Now, I am by no means saying you can’t get anything done if you don’t put in the proper preparation time. Plenty of dinners, interviews, and games have turned out fine without adequate preparation. I am sure you can think of a few examples from your own life. However, ask yourself how much you were able to enjoy the moment of the performance when you didn’t get yourself organized. It was most likely stressful and you can barely remember the performance itself. Compare that with a time where you diligently prepared and took the “mise en place” approach; the event may have even had a feeling of déjà vu, like you had already seen the final product and desired outcome because of how well you prepared.

Today’s lesson is simple:

Any performance, like a well cooked, timely meal, requires the majority of the work to be completed beforehand. Take 5 extra minutes before starting a task today and prepare what you need. See how the task itself changes.   

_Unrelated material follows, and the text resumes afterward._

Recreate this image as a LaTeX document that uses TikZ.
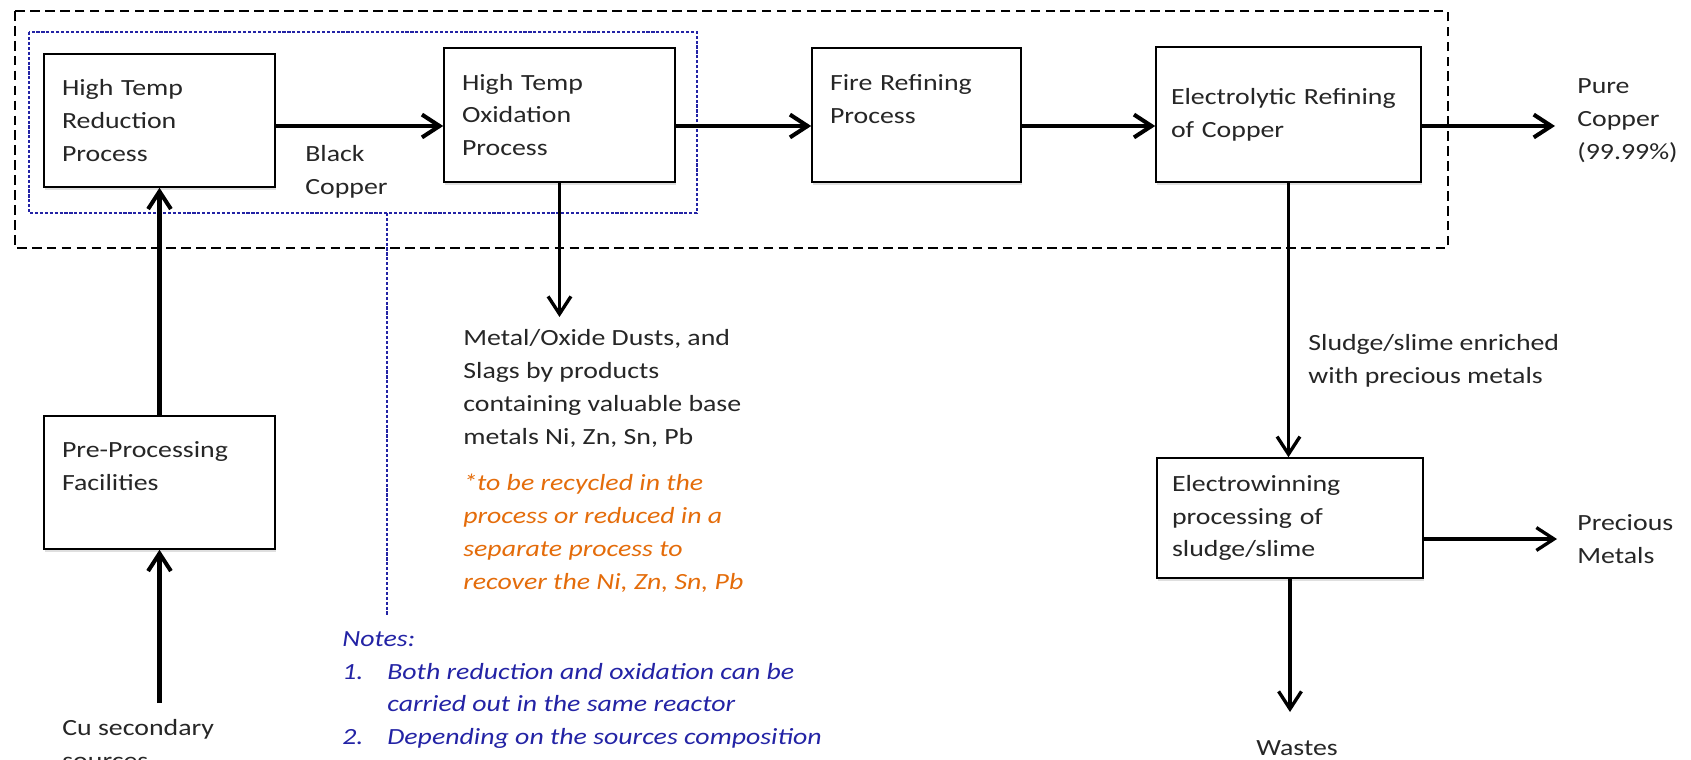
\documentclass[tikz,border=0pt]{standalone}
\usepackage{fontspec}
\setmainfont{Carlito}[FakeStretch=1.2]
\usepackage{xcolor}
\usepackage{tikz}
\usetikzlibrary{arrows.meta,shadows}
\definecolor{notesblue}{RGB}{35,35,165}
\definecolor{slagorange}{RGB}{228,108,10}
\definecolor{inkgray}{RGB}{38,38,38}
\newcommand{\diagfont}{\fontsize{13.2}{18.7}\selectfont}

\begin{document}
\begin{tikzpicture}[
    x=0.02cm, y=-0.02cm,
    every node/.style={font=\diagfont, text=inkgray},
    procbox/.style={
        rectangle, draw=black, line width=0.9pt, fill=white,
        align=left, inner xsep=0.36cm, inner ysep=0pt,
        drop shadow={shadow xshift=0.5pt, shadow yshift=-1.5pt, opacity=0.25}
    },
    lbl/.style={align=left, inner sep=0pt},
    note/.style={lbl, font=\diagfont\itshape},
    flow/.style={-{Straight Barb[length=10pt,width=13pt]}, line width=2.3pt, black},
    vflow/.style={flow, line width=1.9pt},
    frame/.style={black, line width=0.7pt, dash pattern=on 5.5pt off 3pt},
    group/.style={notesblue, line width=0.6pt, dash pattern=on 1.8pt off 1pt}
]
    \useasboundingbox (0,0) rectangle (1691,760);

    \draw[frame] (15,11) rectangle (1448,248);
    \draw[group] (29,32) rectangle (697,213);
    \coordinate (mainline) at (0,126);
    \coordinate (grpfoot) at (387,213);

    \node[procbox, text width=3.9cm, minimum height=2.66cm] (reduce) at (159.5,120.5) {High Temp\\Reduction\\Process};
    \node[procbox, text width=3.9cm, minimum height=2.68cm] (oxid) at (559.5,115) {High Temp\\Oxidation\\Process};
    \node[procbox, text width=3.46cm, minimum height=2.68cm] (fire) at (916.5,115) {Fire Refining\\Process\\~};
    \node[procbox, text width=4.7cm, inner xsep=0.3cm, minimum height=2.7cm] (elec) at (1288.5,114.5) {Electrolytic Refining\\of Copper};
    \node[procbox, text width=4.72cm, inner xsep=0.3cm, minimum height=2.4cm] (ewin) at (1290,518) {Electrowinning\\processing of\\sludge/slime};
    \node[procbox, text width=3.9cm, minimum height=2.66cm] (prep) at (159.5,482.5) {Pre-Processing\\Facilities\\~};

    \node[lbl, anchor=west] (blackcu) at (305,171.5) {Black\\Copper};
    \node[lbl, anchor=west] (pure) at (1577,120.5) {Pure\\Copper\\(99.99\%)};
    \node[lbl, anchor=west] (precious) at (1577,539) {Precious\\Metals};
    \node[lbl, anchor=north] (wastes) at (1297,740) {Wastes};
    \node[lbl, anchor=north west] (sludge) at (1308,334) {Sludge/slime enriched\\with precious metals};
    \node[lbl, anchor=north west] (source) at (62,719) {Cu secondary\\sources};
    \node[lbl, anchor=north west] (slag) at (463,329) {Metal/Oxide Dusts, and\\Slags by products\\containing valuable base\\metals Ni, Zn, Sn, Pb};
    \node[note, anchor=north west, text=slagorange] (recycle) at (463,474) {*to be recycled in the\\process or reduced in a\\separate process to\\recover the Ni, Zn, Sn, Pb};
    \node[note, anchor=north west, text=notesblue] (notes) at (342,631) {Notes:\\
        \makebox[0.9cm][l]{1.}Both reduction and oxidation can be\\
        \makebox[0.9cm][l]{}carried out in the same reactor\\
        \makebox[0.9cm][l]{2.}Depending on the sources composition};

    \draw[flow] (reduce.east |- mainline) -- (oxid.west |- mainline);
    \draw[flow] (oxid.east |- mainline) -- (fire.west |- mainline);
    \draw[flow] (fire.east |- mainline) -- (elec.west |- mainline);
    \draw[flow, shorten >=0.44cm] (elec.east |- mainline) -- (pure.west |- mainline);
    \draw[flow] (prep.north) -- (reduce.south);
    \draw[flow, shorten <=0.32cm] (prep.south |- source.north) -- (prep.south);
    \draw[vflow, shorten >=0.24cm] (oxid.south) -- (oxid.south |- slag.north);
    \draw[vflow] (elec.south) -- (elec.south |- ewin.north);
    \draw[vflow, shorten >=0.4cm] (ewin.east |- precious.west) -- (precious.west);
    \draw[vflow, shorten >=0.56cm] (ewin.south) -- (ewin.south |- wastes.north);
    \draw[group, shorten >=0.32cm] (grpfoot) -- (grpfoot |- notes.north);
\end{tikzpicture}
\end{document}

My ultimate goal is to teach you what factors are most important in developing yourself as a professional, a leader, and a person. With my first few posts, Something Worth Cooking and Steroids and Microwaves, I tried to get you to find your passion and be willing to wait for something great, but put your focus on each step during that journey.  Mise en Place Leader’s narrative is about preparation. It’s about preparing yourself to be great at whatever it is you do, and focus on the preparation for the “moment.” That way, when that moment comes, performing at your best will seem as easy as a Rachel Ray 30 minute meal.